One Vatican official said that today, Father Murphy would have fallen into that category and would have been laicized.

Since 2001, about 20 percent of the approximately 3,000 cases processed have resulted in removal of the offender from the priesthood, a Vatican official said recently. In most other cases, removal from public ministry is the result.

The Vatican newspaper, L’Osservatore Romano, said in a front-page commentary March 25 that The New York Times article was part of a media campaign against the pope.

It defended Pope Benedict, saying he had operated with “transparency, firmness and severity in turning a light on various cases of sexual abuse committed by priests and religious,” as shown in his recent letter to Irish Catholics.

“But the prevailing tendency in the media is to ignore the facts and to strain interpretations, with the aim of depicting the Catholic Church as the only institution responsible for sexual abuse, an image that does not correspond to reality,” it said.

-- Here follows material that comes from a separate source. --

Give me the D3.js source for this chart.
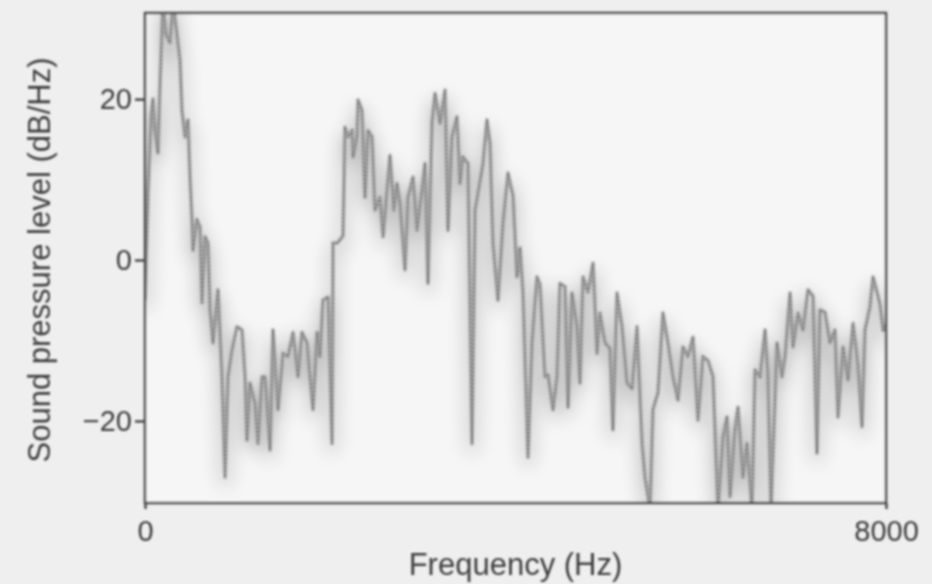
<!DOCTYPE html>
<html>
<head>
<meta charset="utf-8">
<script src="https://cdn.jsdelivr.net/npm/d3@7"></script>
<style>
  body { margin: 0; background: #efefef; }
  svg { display: block; }
</style>
</head>
<body>
<script>
// spectrum: frequency (Hz) and level (dB/Hz)
const freqHz = [
  0, 32, 65, 86, 108, 140, 162, 194, 227, 270, 302, 335, 378, 399, 432, 464, 486, 507, 518, 561,
  594, 615, 648, 680, 702, 734, 788, 831, 864, 896, 939, 993, 1047, 1080, 1101, 1134, 1187, 1220, 1263, 1296,
  1350, 1382, 1436, 1490, 1544, 1598, 1652, 1695, 1749, 1781, 1814, 1857, 1889, 1921, 1976, 2019, 2030, 2073, 2105, 2138,
  2159, 2192, 2235, 2246, 2289, 2300, 2343, 2375, 2408, 2451, 2483, 2537, 2570, 2613, 2645, 2687, 2721, 2753, 2807, 2839,
  2893, 2937, 2990, 3023, 3055, 3098, 3131, 3185, 3239, 3271, 3314, 3368, 3401, 3433, 3487, 3530, 3563, 3595, 3649, 3692,
  3725, 3757, 3811, 3865, 3919, 3973, 4016, 4049, 4081, 4135, 4178, 4232, 4264, 4318, 4351, 4405, 4448, 4480, 4534, 4567,
  4610, 4664, 4696, 4729, 4783, 4837, 4880, 4912, 4966, 5020, 5052, 5096, 5150, 5204, 5258, 5312, 5366, 5398, 5452, 5484,
  5538, 5592, 5646, 5700, 5754, 5808, 5862, 5916, 5970, 6024, 6078, 6132, 6186, 6240, 6283, 6316, 6370, 6402, 6456, 6499,
  6553, 6586, 6640, 6694, 6726, 6758, 6823, 6877, 6910, 6964, 6996, 7050, 7104, 7158, 7212, 7255, 7287, 7341, 7395, 7449,
  7482, 7536, 7590, 7644, 7697, 7741, 7773, 7827, 7860, 7903, 7935, 7968, 8000
];
const levelDb = [
  -5, 8, 18, 20, 16, 13.3, 22, 32, 28, 27, 32, 29, 24.8, 18.6, 15.3, 17.4, 10.3, 5, 1.2, 5,
  4.1, -5.3, 2.9, 2.1, -6.2, -10.3, -3.7, -14.5, -27, -14.5, -11.2, -8.3, -8.7, -14.5, -22.4, -15.3, -17.8, -22.8, -14.5, -14.5,
  -23.6, -8.7, -18.6, -11.6, -12, -9, -14.5, -9, -10.3, -14.5, -18.6, -9, -12, -5, -4.6, -22.8, 2.1, 2.1, 2.5, 3,
  16.5, 15.3, 16.1, 12.8, 15.3, 19.9, 18.6, 7.8, 16.1, 15.3, 6.2, 7.8, 2.9, 8.7, 13, 6.2, 9.5, 7, -1.2, 7.8,
  10.3, 3.7, 8.7, 12, -2.9, 17, 20.7, 17, 21.1, 3.7, 15.3, 17.8, 9.5, 12.8, 12, -22.8, 6.2, 8.3, 12, 17.4,
  14.5, 2.1, -5, 4.6, 10.8, 8, -2.1, 1.5, -4.1, -24.5, -10.3, -2.1, -3, -14.5, -14.3, -18.6, -14.5, -2.9, -3.3, -18.3,
  -4.1, -8.3, -15.3, -2.1, -4, -0.4, -11.6, -6.6, -10.3, -11, -21.1, -4.1, -8.3, -15.3, -16, -8.3, -22.8, -27, -31, -18.6,
  -16.5, -6.6, -10.3, -14.5, -17.4, -10.8, -12, -9.6, -19.9, -12, -12.5, -14.5, -31, -22, -19.5, -29.4, -21, -18.3, -27, -22.8,
  -31, -13.7, -14.5, -8.7, -14.5, -31, -10.3, -14.5, -12, -4.1, -10.8, -6.6, -8.7, -3.7, -4.5, -24, -6.2, -6.5, -10.3, -8.7,
  -19.5, -10.8, -14.9, -7.9, -13, -20.7, -8.7, -5.8, -2.1, -4, -5.5, -8.7, -8
];
const yTicks = [-20, 0, 20];
const xTicks = [0, 8000];

const spectrum = freqHz.map((f, i) => ({ f: f, db: levelDb[i] }));

const W = 932, H = 584;
const margin = { top: 13, right: 46, bottom: 81, left: 145 };
const w = W - margin.left - margin.right;
const h = H - margin.top - margin.bottom;

const x = d3.scaleLinear().domain([0, 8000]).range([0, w]);
const y = d3.scaleLinear().domain([-30.2, 30.7]).range([h, 0]);

const svg = d3.select("body").append("svg").attr("width", W).attr("height", H);

const defs = svg.append("defs");
defs.append("filter").attr("id", "soft")
  .append("feGaussianBlur").attr("stdDeviation", 0.8);
defs.append("filter").attr("id", "shadow")
  .attr("x", "-20%").attr("y", "-20%").attr("width", "140%").attr("height", "140%")
  .append("feGaussianBlur").attr("stdDeviation", 9);
defs.append("clipPath").attr("id", "plotclip")
  .append("rect").attr("width", w).attr("height", h);

const g = svg.append("g")
  .attr("transform", "translate(" + margin.left + "," + margin.top + ")")
  .attr("filter", "url(#soft)");

g.append("rect").attr("width", w).attr("height", h).attr("fill", "#f6f6f6");

const lineFunc = d3.line()
  .x(d => x(d.f))
  .y(d => y(d.db))
  .curve(d3.curveLinear);

const plot = g.append("g").attr("clip-path", "url(#plotclip)");

// blurry grey halo under the trace
plot.append("path")
  .attr("d", lineFunc(spectrum))
  .attr("transform", "translate(0,8)")
  .attr("fill", "none")
  .attr("stroke", "#000")
  .attr("stroke-opacity", 0.22)
  .attr("stroke-width", 8)
  .attr("filter", "url(#shadow)");

plot.append("path")
  .attr("d", lineFunc(spectrum))
  .attr("fill", "none")
  .attr("stroke", "#a6a6a6")
  .attr("stroke-width", 4)
  .attr("stroke-linejoin", "round");

plot.append("path")
  .attr("d", lineFunc(spectrum))
  .attr("fill", "none")
  .attr("stroke", "#4d4d4d")
  .attr("stroke-width", 1.4)
  .attr("stroke-dasharray", "1.5,2.5")
  .attr("stroke-opacity", 0.85);

// frame
g.append("rect")
  .attr("width", w).attr("height", h)
  .attr("fill", "none")
  .attr("stroke", "#4a4a4a")
  .attr("stroke-width", 2.5);

const font = "'Liberation Sans', Arial, Helvetica, sans-serif";

const yAxis = g.append("g")
  .call(d3.axisLeft(y).tickValues(yTicks).tickSize(10).tickPadding(3));
yAxis.select(".domain").remove();

const xAxis = g.append("g")
  .attr("transform", "translate(0," + h + ")")
  .call(d3.axisBottom(x).tickValues(xTicks).tickFormat(d3.format("d")).tickSize(6).tickPadding(11));
xAxis.select(".domain").remove();

g.selectAll(".tick line").attr("stroke", "#4a4a4a").attr("stroke-width", 2.5);
g.selectAll(".tick text")
  .attr("font-family", font)
  .attr("font-size", "29px")
  .attr("fill", "#3c3c3c");

g.append("text")
  .attr("x", w / 2)
  .attr("y", h + 72)
  .attr("text-anchor", "middle")
  .attr("font-family", font)
  .attr("font-size", "31px")
  .attr("fill", "#3c3c3c")
  .text("Frequency (Hz)");

g.append("text")
  .attr("transform", "translate(" + (-95) + "," + (h / 2 + 2) + ") rotate(-90)")
  .attr("text-anchor", "middle")
  .attr("font-family", font)
  .attr("font-size", "31px")
  .attr("fill", "#3c3c3c")
  .text("Sound pressure level (dB/Hz)");
</script>
</body>
</html>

This strategy, it said, reflects the “evident and shameful attempt to strike, at any cost, Pope Benedict and his closest collaborators.”

In a separate story published March 26, The New York Times said the future Pope Benedict was copied on a memo about the return to pastoral work of a suspected priest abuser in the Archdiocese of Munich and Freising, Germany, in 1980. The priest, named only as “Father H.” in church statements, was reassigned within days of arriving in then-Cardinal Ratzinger’s archdiocese for treatment, the newspaper reported.

It quoted a church official in Munich as saying the memo was routine and was “unlikely to have landed on the archbishop’s desk.”

The archdiocese and the Vatican had said earlier that the future pope was not involved in the decision to return the priest to ministry, and that an underling had taken full responsibility for the mistake.

In response to the latest story, Father Lombardi, the Vatican spokesman, said the Munich and Freising Archdiocese had confirmed that Cardinal Ratzinger “had no knowledge of the decision to reassign Father H. to pastoral activities in a parish. It rejects any other version of events as mere speculation.”